Exercise materials —
|---|

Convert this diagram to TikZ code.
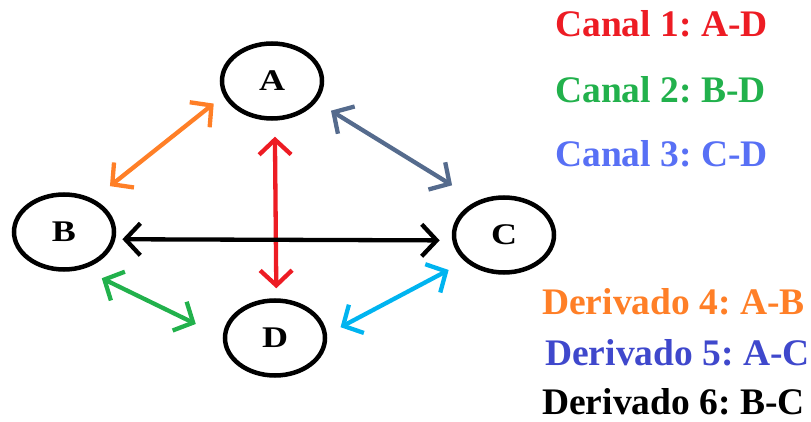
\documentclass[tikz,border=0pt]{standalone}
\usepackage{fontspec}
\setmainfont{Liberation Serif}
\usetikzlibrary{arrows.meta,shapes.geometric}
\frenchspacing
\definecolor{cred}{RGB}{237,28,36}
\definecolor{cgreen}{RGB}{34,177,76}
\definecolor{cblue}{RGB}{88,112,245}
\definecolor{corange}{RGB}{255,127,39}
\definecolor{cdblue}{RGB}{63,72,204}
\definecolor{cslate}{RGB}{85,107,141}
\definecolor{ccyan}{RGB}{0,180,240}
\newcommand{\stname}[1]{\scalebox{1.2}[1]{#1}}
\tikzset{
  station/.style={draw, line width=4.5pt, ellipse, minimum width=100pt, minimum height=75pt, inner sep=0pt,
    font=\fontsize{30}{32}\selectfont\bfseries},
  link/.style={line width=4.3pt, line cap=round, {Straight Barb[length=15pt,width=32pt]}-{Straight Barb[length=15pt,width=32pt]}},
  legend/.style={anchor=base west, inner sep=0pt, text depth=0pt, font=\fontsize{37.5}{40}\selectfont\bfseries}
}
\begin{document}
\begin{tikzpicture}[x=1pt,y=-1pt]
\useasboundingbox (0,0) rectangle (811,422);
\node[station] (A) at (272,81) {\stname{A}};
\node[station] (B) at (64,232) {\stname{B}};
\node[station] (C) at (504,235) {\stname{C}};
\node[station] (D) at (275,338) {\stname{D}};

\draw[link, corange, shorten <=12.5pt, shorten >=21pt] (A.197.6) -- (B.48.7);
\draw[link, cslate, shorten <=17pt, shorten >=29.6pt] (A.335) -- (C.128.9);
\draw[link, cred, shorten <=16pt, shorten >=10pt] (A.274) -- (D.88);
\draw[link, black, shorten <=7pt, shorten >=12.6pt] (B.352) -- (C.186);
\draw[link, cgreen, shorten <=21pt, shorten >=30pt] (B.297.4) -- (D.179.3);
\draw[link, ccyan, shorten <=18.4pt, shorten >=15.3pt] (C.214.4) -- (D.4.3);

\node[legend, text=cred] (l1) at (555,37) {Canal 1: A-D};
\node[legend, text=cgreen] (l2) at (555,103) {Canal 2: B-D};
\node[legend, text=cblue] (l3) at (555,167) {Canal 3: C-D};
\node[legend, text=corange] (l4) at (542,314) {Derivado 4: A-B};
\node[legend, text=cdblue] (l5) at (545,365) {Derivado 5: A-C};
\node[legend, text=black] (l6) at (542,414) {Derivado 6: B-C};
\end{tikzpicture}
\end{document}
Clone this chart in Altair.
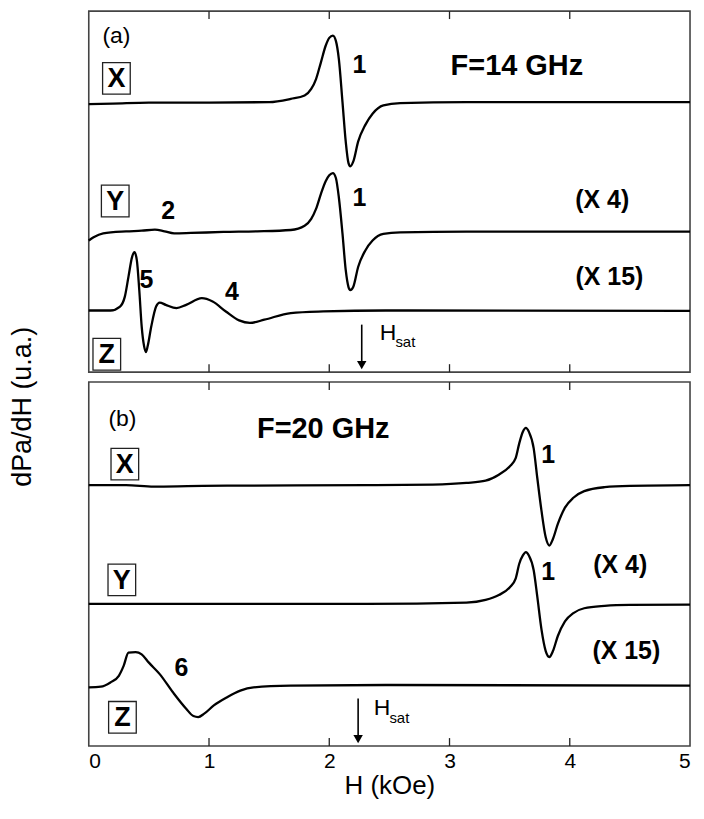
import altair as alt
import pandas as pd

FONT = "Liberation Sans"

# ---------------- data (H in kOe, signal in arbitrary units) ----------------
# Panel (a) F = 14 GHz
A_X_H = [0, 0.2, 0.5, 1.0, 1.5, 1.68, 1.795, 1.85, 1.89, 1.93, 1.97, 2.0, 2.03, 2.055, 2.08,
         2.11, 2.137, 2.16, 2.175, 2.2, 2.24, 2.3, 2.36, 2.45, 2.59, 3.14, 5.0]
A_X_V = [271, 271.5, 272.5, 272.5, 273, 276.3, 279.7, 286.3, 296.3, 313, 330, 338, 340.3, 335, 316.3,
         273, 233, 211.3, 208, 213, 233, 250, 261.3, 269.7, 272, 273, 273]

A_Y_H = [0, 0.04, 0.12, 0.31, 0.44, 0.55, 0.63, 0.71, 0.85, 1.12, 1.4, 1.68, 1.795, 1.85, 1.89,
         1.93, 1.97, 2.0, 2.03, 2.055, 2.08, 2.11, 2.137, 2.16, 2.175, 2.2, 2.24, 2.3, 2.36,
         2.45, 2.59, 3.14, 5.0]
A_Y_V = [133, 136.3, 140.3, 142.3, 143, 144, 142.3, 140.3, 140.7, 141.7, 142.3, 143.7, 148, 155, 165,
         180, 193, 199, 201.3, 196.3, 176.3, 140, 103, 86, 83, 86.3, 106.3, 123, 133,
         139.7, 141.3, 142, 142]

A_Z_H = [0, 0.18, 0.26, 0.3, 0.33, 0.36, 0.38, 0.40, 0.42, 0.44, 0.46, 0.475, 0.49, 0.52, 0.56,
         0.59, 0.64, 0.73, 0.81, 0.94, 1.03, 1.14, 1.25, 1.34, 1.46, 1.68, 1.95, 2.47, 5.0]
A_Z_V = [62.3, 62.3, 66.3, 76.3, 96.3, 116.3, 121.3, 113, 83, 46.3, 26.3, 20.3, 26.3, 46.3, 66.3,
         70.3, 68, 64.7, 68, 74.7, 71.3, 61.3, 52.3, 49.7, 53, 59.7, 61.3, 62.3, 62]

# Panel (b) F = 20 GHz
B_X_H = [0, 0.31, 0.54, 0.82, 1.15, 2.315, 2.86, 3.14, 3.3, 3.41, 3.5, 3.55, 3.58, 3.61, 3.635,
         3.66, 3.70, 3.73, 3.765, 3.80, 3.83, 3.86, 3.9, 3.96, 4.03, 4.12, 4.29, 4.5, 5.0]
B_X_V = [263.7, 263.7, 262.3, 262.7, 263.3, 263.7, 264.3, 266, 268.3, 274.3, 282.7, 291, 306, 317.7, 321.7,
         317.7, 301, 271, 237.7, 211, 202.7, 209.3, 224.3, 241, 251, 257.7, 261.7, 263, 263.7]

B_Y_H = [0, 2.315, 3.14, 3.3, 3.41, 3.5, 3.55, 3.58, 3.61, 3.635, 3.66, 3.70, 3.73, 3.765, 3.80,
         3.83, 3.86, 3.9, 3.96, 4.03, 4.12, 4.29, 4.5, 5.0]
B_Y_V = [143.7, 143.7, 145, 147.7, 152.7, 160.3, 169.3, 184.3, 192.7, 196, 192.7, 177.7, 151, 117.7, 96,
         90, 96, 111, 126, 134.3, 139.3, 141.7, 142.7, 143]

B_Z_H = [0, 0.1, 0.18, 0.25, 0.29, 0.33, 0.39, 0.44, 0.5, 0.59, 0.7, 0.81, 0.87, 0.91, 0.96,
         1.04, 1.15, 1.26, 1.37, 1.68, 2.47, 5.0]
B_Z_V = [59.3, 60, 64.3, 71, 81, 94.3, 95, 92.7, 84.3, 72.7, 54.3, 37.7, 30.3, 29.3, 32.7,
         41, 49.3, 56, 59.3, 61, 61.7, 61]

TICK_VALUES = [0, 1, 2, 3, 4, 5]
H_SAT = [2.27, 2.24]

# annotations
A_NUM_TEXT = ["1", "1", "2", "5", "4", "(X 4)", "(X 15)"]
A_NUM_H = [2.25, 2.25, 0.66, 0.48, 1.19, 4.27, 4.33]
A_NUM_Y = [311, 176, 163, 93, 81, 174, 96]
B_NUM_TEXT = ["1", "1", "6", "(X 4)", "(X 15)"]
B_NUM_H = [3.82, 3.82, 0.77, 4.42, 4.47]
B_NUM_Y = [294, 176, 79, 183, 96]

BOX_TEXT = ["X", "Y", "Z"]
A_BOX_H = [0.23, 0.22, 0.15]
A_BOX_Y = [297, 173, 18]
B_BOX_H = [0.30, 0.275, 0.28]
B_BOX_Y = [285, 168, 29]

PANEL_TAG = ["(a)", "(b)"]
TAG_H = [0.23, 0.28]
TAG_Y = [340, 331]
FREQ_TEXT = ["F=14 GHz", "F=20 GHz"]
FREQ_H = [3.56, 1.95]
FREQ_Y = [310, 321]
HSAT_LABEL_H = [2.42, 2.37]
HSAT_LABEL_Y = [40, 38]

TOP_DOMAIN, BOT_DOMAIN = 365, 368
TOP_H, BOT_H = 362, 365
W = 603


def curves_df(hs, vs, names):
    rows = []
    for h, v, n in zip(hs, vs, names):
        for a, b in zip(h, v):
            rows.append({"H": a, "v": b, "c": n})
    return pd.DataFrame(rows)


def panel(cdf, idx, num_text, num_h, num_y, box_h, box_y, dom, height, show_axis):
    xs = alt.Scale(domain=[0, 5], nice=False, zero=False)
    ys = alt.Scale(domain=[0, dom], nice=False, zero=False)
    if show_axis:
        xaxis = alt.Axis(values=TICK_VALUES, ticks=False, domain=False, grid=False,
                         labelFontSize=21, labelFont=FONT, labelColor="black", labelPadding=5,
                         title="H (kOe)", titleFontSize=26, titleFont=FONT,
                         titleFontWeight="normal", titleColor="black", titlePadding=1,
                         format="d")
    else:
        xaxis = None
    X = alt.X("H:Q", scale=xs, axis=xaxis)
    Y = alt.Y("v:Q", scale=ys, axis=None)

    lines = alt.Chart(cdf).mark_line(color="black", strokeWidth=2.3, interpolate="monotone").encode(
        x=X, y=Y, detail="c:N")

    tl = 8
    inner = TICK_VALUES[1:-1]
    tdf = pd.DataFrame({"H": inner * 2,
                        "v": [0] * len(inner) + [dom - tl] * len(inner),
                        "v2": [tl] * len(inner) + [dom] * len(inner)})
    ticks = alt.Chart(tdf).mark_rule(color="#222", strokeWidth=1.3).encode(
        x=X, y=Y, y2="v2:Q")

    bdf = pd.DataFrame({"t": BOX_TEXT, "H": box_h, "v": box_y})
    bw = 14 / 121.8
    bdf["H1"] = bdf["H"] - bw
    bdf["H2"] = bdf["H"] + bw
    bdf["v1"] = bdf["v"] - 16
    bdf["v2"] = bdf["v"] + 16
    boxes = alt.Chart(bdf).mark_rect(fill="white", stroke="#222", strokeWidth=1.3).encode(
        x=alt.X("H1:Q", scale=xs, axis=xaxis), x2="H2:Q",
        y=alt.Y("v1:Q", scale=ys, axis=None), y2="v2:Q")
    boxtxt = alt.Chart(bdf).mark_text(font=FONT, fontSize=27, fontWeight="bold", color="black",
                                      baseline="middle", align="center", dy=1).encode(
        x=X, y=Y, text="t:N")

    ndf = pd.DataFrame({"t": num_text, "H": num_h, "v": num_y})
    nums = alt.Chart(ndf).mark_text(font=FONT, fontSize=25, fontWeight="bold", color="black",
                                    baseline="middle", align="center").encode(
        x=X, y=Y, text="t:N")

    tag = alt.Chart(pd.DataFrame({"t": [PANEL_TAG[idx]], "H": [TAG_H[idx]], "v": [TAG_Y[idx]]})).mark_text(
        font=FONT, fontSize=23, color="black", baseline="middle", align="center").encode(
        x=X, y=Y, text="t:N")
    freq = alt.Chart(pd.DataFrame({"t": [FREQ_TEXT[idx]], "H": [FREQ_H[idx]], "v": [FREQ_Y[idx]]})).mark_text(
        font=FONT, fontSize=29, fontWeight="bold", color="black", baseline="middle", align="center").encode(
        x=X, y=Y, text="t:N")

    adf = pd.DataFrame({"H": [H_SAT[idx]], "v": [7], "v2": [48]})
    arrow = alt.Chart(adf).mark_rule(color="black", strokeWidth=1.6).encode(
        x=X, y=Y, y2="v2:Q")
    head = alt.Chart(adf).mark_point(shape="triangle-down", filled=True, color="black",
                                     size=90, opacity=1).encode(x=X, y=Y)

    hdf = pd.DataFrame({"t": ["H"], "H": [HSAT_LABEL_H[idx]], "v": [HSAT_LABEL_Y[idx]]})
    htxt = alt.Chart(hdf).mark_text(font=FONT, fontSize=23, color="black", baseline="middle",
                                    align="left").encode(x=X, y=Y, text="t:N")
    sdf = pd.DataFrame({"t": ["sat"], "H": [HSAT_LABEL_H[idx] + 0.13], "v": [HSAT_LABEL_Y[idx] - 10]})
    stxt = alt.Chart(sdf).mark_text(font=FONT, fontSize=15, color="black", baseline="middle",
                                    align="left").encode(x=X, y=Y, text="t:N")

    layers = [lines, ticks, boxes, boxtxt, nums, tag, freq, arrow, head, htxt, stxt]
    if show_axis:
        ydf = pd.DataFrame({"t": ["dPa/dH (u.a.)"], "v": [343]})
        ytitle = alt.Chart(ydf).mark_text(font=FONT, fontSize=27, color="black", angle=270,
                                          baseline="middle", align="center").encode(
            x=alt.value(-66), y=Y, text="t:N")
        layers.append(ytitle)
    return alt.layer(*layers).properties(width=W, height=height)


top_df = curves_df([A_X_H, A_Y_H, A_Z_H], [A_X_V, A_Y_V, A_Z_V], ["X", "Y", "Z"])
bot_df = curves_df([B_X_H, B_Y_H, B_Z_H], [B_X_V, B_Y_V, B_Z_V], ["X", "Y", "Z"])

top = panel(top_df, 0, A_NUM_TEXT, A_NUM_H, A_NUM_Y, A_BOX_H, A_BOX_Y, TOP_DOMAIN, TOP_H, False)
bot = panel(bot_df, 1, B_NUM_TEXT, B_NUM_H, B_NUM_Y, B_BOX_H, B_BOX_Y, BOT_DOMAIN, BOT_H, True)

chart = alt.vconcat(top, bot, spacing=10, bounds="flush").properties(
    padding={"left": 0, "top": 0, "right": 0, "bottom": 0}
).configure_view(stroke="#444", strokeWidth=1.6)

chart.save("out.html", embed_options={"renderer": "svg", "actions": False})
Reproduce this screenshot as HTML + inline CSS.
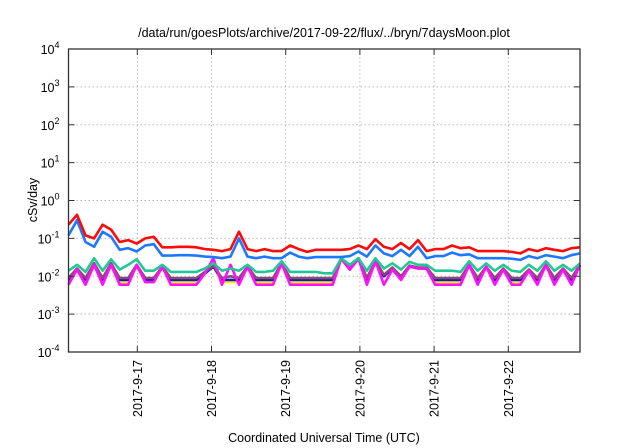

|---|

Exercise requirements — Using the material above, report each line where "this" occurs.

Reply —
Convert this diagram to TikZ code.
Clone this chart in Altair.
Reproduce this screenshot as HTML + inline CSS.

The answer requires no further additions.